Most subsistence farmers in northern Namibia are preparing to harvest abundant mahangu this season. Among the hopeful farmers are the inhabitants of the Omusati region, who over the last few years endured devastating droughts.
Sabina Uusiku from the Okapika village said early next month, many farmers will start harvesting. “This year, we will have a good harvest. There is so much in my mahangu field – and there is much more in the extra field behind my house,” she added. Mbamuna Rakotoka from Ruacana said they are also hoping for a good harvest in their village as there are just plenty crops. Many people in his village are also preparing to harvest their crops.

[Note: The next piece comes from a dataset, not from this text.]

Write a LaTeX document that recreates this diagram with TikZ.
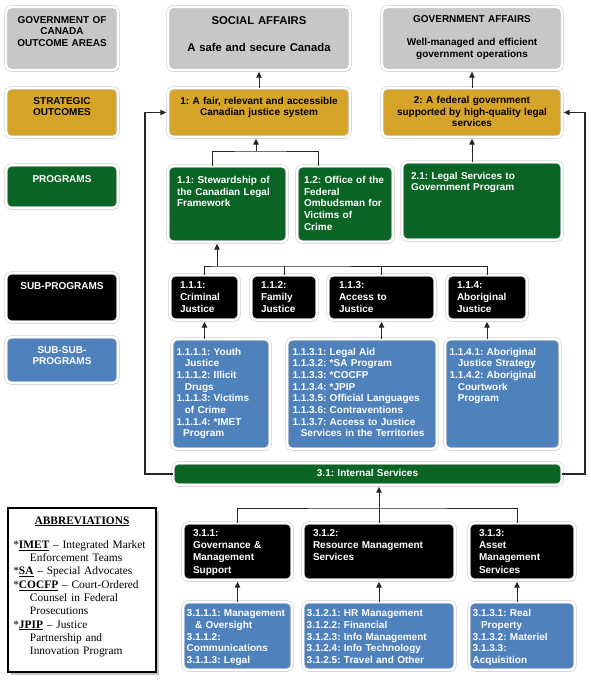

“There is just too much mahangu. Some have fallen off already and are covered by weeds,” said Rakotoka. Much of the rain in northern Namibia fell from March until the beginning of April, resulting in healthy mahangu, pumpkin, sweet melon, maize, groundnut and green bean crops.
Besides the crops, pastures have improved and livestock is in good condition. Rakotoka added that although the rains have now stopped as the country moves into winter, a number of floodplains, locally known as oshanas, swamps, lakes, and traditional wells are still filled with water. Bumper harvests equally excited subsistence vegetable farmers in the region, who have already started cashing in their produce.
Nangula Shikongo from Oshiteyatemo in the Omusati region grows various vegetables, in addition to mahangu. She ventured into vegetables, and has over the years sustained her family of 15.